Records with drawing code:
# # #

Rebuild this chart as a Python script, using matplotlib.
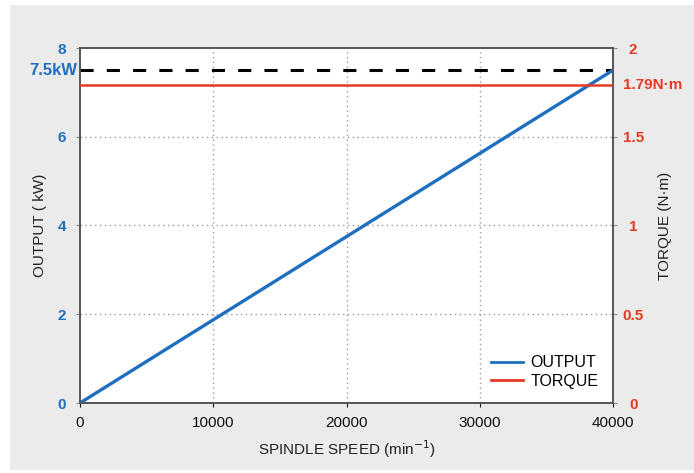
import matplotlib
matplotlib.use("Agg")
import matplotlib.pyplot as plt
from matplotlib.patches import Rectangle

plt.rcParams['font.family'] = ['Liberation Sans', 'DejaVu Sans']

# data
speed = [0, 40000]
output_kw = [0, 7.5]
torque_nm = [1.79, 1.79]
rated_kw = 7.5
x_ticks = [0, 10000, 20000, 30000, 40000]
left_ticks = [0, 2, 4, 6, 8]
right_ticks = [0, 0.5, 1, 1.5, 2]
right_labels = ['0', '0.5', '1', '1.5', '2']

BLUE = '#1f6fc1'
RED = '#e63a24'
BG = '#ebebeb'

fig = plt.figure(figsize=(6.94, 4.73), dpi=100, facecolor='white')
fig.patches.append(Rectangle((10 / 694, 3 / 473), 1, 465 / 473,
                             transform=fig.transFigure, facecolor=BG,
                             edgecolor='none', zorder=-10))

ax = fig.add_axes([80 / 694, 70 / 473, 533 / 694, 355 / 473])
ax.set_facecolor('white')
ax2 = ax.twinx()

ax.plot(speed, [rated_kw, rated_kw], color='black', lw=2.2,
        dashes=(4.3, 4.3), zorder=3)
ax2.plot(speed, torque_nm, color=RED, lw=1.8, label='TORQUE', zorder=3)
ax.plot(speed, output_kw, color=BLUE, lw=2.4, label='OUTPUT', zorder=4)

ax.set_xlim(0, 40000)
ax.set_ylim(0, 8)
ax2.set_ylim(0, 2)

ax.set_xticks(x_ticks)
ax.set_xticklabels([str(v) for v in x_ticks])
ax.set_yticks(left_ticks)
ax.set_yticklabels([str(v) for v in left_ticks])
ax2.set_yticks(right_ticks)
ax2.set_yticklabels(right_labels)

for v in x_ticks[1:-1]:
    ax.axvline(v, color='#9a9a9a', lw=1, ls=(0, (1, 2.5)), zorder=1)
for v in left_ticks[1:-1]:
    ax.axhline(v, color='#9a9a9a', lw=1, ls=(0, (1, 2.5)), zorder=1)

ax.tick_params(axis='x', colors='#111111', labelsize=11, length=3, pad=6)
ax.tick_params(axis='y', colors='#888888', labelcolor=BLUE, labelsize=11,
               length=3, pad=10)
ax2.tick_params(axis='y', colors='#888888', labelcolor=RED, labelsize=11,
                length=3, pad=11.5)
for lab in ax.get_yticklabels() + ax2.get_yticklabels():
    lab.set_fontweight('bold')
    lab.set_horizontalalignment('center')

# rated values labelled beside the axes
ax.annotate(f'{rated_kw:g}kW', xy=(0, rated_kw),
            xycoords=('axes fraction', 'data'), xytext=(-3, 0),
            textcoords='offset pixels', ha='right', va='center',
            color=BLUE, fontsize=12, fontweight='bold')
ax2.annotate(f'{torque_nm[0]:g}N\u00b7m', xy=(1, torque_nm[0]),
             xycoords=('axes fraction', 'data'), xytext=(10, 0),
             textcoords='offset pixels', ha='left', va='center',
             color=RED, fontsize=11, fontweight='bold')

for a in (ax, ax2):
    for s in a.spines.values():
        s.set_color('#555555')
        s.set_linewidth(1.2)

ax.set_xlabel('SPINDLE SPEED (min$^{-1}$)', fontsize=11, color='#222222',
              labelpad=6)
ax.set_ylabel('OUTPUT ( kW)', fontsize=11, color='#222222')
ax.yaxis.set_label_coords(-33 / 533, 0.5)
ax2.set_ylabel('TORQUE (N\u00b7m)', fontsize=11, color='#222222',
               rotation=90)
ax2.yaxis.set_label_coords(1 + 45 / 533, 0.5)

h1, l1 = ax.get_legend_handles_labels()
h2, l2 = ax2.get_legend_handles_labels()
leg = ax2.legend(h1 + h2, l1 + l2, loc='lower right', frameon=False,
                 fontsize=11.5, handlelength=2.0, handletextpad=0.5,
                 labelspacing=0.2, bbox_to_anchor=(1.0, 0.0))
for line in leg.get_lines():
    line.set_linewidth(2.0)

fig.savefig('out.png', dpi=100, facecolor='white')
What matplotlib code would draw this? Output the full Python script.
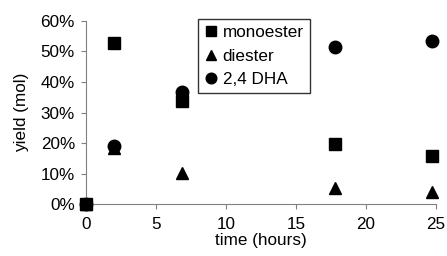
import matplotlib
matplotlib.use("Agg")
import matplotlib.pyplot as plt
from matplotlib.ticker import PercentFormatter

plt.rcParams['font.family'] = ['Liberation Sans', 'DejaVu Sans']

# time (hours) and yields (%)
time_h = [0, 2, 6.9, 17.8, 24.7]
monoester = [0, 52.8, 33.8, 19.6, 15.8]
diester = [0, 18.5, 10.3, 5.3, 3.9]
dha = [0, 19.0, 36.6, 51.6, 53.4]

fig = plt.figure(figsize=(4.47, 2.56), dpi=100)
ax = fig.add_axes([0.192, 0.203, 0.783, 0.715])

ax.plot(time_h, monoester, 's', color='black', markersize=8, label='monoester',
        clip_on=False, zorder=4)
ax.plot(time_h, diester, '^', color='black', markersize=9, label='diester', clip_on=False)
ax.plot(time_h, dha, 'o', color='black', markersize=9, label='2,4 DHA', clip_on=False)

fs = 12.3
ax.set_xlim(0, 25)
ax.set_ylim(0, 60)
ax.set_xticks([0, 5, 10, 15, 20, 25])
ax.set_yticks([0, 10, 20, 30, 40, 50, 60])
ax.yaxis.set_major_formatter(PercentFormatter(decimals=0))
for s in ['top', 'right']:
    ax.spines[s].set_visible(False)
for s in ['left', 'bottom']:
    ax.spines[s].set_color('#808080')
ax.tick_params(direction='out', length=3.8, color='#808080', labelsize=fs)
ax.tick_params(axis='x', pad=5.5)
ax.tick_params(axis='y', pad=4)
ax.set_xlabel('time (hours)', fontsize=fs, labelpad=0.5)
ax.set_ylabel('yield (mol)', fontsize=fs, labelpad=8)

leg = ax.legend(loc='upper left', bbox_to_anchor=(0.32, 1.01), fontsize=fs,
                frameon=True, fancybox=False, edgecolor='black', handletextpad=0.2,
                handlelength=0.9, borderpad=0.35, labelspacing=0.5, borderaxespad=0,
                markerscale=0.85)
leg.get_frame().set_linewidth(1)

fig.savefig('out.png', dpi=100)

# # #

◆ Short problem: All the records above need to be given again word for word. Skip the pictures.

◆ Output of the task:
Rebuild this chart as a Python script, using matplotlib.
import matplotlib
matplotlib.use("Agg")
import matplotlib.pyplot as plt
from matplotlib.patches import Rectangle

plt.rcParams['font.family'] = ['Liberation Sans', 'DejaVu Sans']

# data
speed = [0, 40000]
output_kw = [0, 7.5]
torque_nm = [1.79, 1.79]
rated_kw = 7.5
x_ticks = [0, 10000, 20000, 30000, 40000]
left_ticks = [0, 2, 4, 6, 8]
right_ticks = [0, 0.5, 1, 1.5, 2]
right_labels = ['0', '0.5', '1', '1.5', '2']

BLUE = '#1f6fc1'
RED = '#e63a24'
BG = '#ebebeb'

fig = plt.figure(figsize=(6.94, 4.73), dpi=100, facecolor='white')
fig.patches.append(Rectangle((10 / 694, 3 / 473), 1, 465 / 473,
                             transform=fig.transFigure, facecolor=BG,
                             edgecolor='none', zorder=-10))

ax = fig.add_axes([80 / 694, 70 / 473, 533 / 694, 355 / 473])
ax.set_facecolor('white')
ax2 = ax.twinx()

ax.plot(speed, [rated_kw, rated_kw], color='black', lw=2.2,
        dashes=(4.3, 4.3), zorder=3)
ax2.plot(speed, torque_nm, color=RED, lw=1.8, label='TORQUE', zorder=3)
ax.plot(speed, output_kw, color=BLUE, lw=2.4, label='OUTPUT', zorder=4)

ax.set_xlim(0, 40000)
ax.set_ylim(0, 8)
ax2.set_ylim(0, 2)

ax.set_xticks(x_ticks)
ax.set_xticklabels([str(v) for v in x_ticks])
ax.set_yticks(left_ticks)
ax.set_yticklabels([str(v) for v in left_ticks])
ax2.set_yticks(right_ticks)
ax2.set_yticklabels(right_labels)

for v in x_ticks[1:-1]:
    ax.axvline(v, color='#9a9a9a', lw=1, ls=(0, (1, 2.5)), zorder=1)
for v in left_ticks[1:-1]:
    ax.axhline(v, color='#9a9a9a', lw=1, ls=(0, (1, 2.5)), zorder=1)

ax.tick_params(axis='x', colors='#111111', labelsize=11, length=3, pad=6)
ax.tick_params(axis='y', colors='#888888', labelcolor=BLUE, labelsize=11,
               length=3, pad=10)
ax2.tick_params(axis='y', colors='#888888', labelcolor=RED, labelsize=11,
                length=3, pad=11.5)
for lab in ax.get_yticklabels() + ax2.get_yticklabels():
    lab.set_fontweight('bold')
    lab.set_horizontalalignment('center')

# rated values labelled beside the axes
ax.annotate(f'{rated_kw:g}kW', xy=(0, rated_kw),
            xycoords=('axes fraction', 'data'), xytext=(-3, 0),
            textcoords='offset pixels', ha='right', va='center',
            color=BLUE, fontsize=12, fontweight='bold')
ax2.annotate(f'{torque_nm[0]:g}N\u00b7m', xy=(1, torque_nm[0]),
             xycoords=('axes fraction', 'data'), xytext=(10, 0),
             textcoords='offset pixels', ha='left', va='center',
             color=RED, fontsize=11, fontweight='bold')

for a in (ax, ax2):
    for s in a.spines.values():
        s.set_color('#555555')
        s.set_linewidth(1.2)

ax.set_xlabel('SPINDLE SPEED (min$^{-1}$)', fontsize=11, color='#222222',
              labelpad=6)
ax.set_ylabel('OUTPUT ( kW)', fontsize=11, color='#222222')
ax.yaxis.set_label_coords(-33 / 533, 0.5)
ax2.set_ylabel('TORQUE (N\u00b7m)', fontsize=11, color='#222222',
               rotation=90)
ax2.yaxis.set_label_coords(1 + 45 / 533, 0.5)

h1, l1 = ax.get_legend_handles_labels()
h2, l2 = ax2.get_legend_handles_labels()
leg = ax2.legend(h1 + h2, l1 + l2, loc='lower right', frameon=False,
                 fontsize=11.5, handlelength=2.0, handletextpad=0.5,
                 labelspacing=0.2, bbox_to_anchor=(1.0, 0.0))
for line in leg.get_lines():
    line.set_linewidth(2.0)

fig.savefig('out.png', dpi=100, facecolor='white')
What matplotlib code would draw this? Output the full Python script.
import matplotlib
matplotlib.use("Agg")
import matplotlib.pyplot as plt
from matplotlib.ticker import PercentFormatter

plt.rcParams['font.family'] = ['Liberation Sans', 'DejaVu Sans']

# time (hours) and yields (%)
time_h = [0, 2, 6.9, 17.8, 24.7]
monoester = [0, 52.8, 33.8, 19.6, 15.8]
diester = [0, 18.5, 10.3, 5.3, 3.9]
dha = [0, 19.0, 36.6, 51.6, 53.4]

fig = plt.figure(figsize=(4.47, 2.56), dpi=100)
ax = fig.add_axes([0.192, 0.203, 0.783, 0.715])

ax.plot(time_h, monoester, 's', color='black', markersize=8, label='monoester',
        clip_on=False, zorder=4)
ax.plot(time_h, diester, '^', color='black', markersize=9, label='diester', clip_on=False)
ax.plot(time_h, dha, 'o', color='black', markersize=9, label='2,4 DHA', clip_on=False)

fs = 12.3
ax.set_xlim(0, 25)
ax.set_ylim(0, 60)
ax.set_xticks([0, 5, 10, 15, 20, 25])
ax.set_yticks([0, 10, 20, 30, 40, 50, 60])
ax.yaxis.set_major_formatter(PercentFormatter(decimals=0))
for s in ['top', 'right']:
    ax.spines[s].set_visible(False)
for s in ['left', 'bottom']:
    ax.spines[s].set_color('#808080')
ax.tick_params(direction='out', length=3.8, color='#808080', labelsize=fs)
ax.tick_params(axis='x', pad=5.5)
ax.tick_params(axis='y', pad=4)
ax.set_xlabel('time (hours)', fontsize=fs, labelpad=0.5)
ax.set_ylabel('yield (mol)', fontsize=fs, labelpad=8)

leg = ax.legend(loc='upper left', bbox_to_anchor=(0.32, 1.01), fontsize=fs,
                frameon=True, fancybox=False, edgecolor='black', handletextpad=0.2,
                handlelength=0.9, borderpad=0.35, labelspacing=0.5, borderaxespad=0,
                markerscale=0.85)
leg.get_frame().set_linewidth(1)

fig.savefig('out.png', dpi=100)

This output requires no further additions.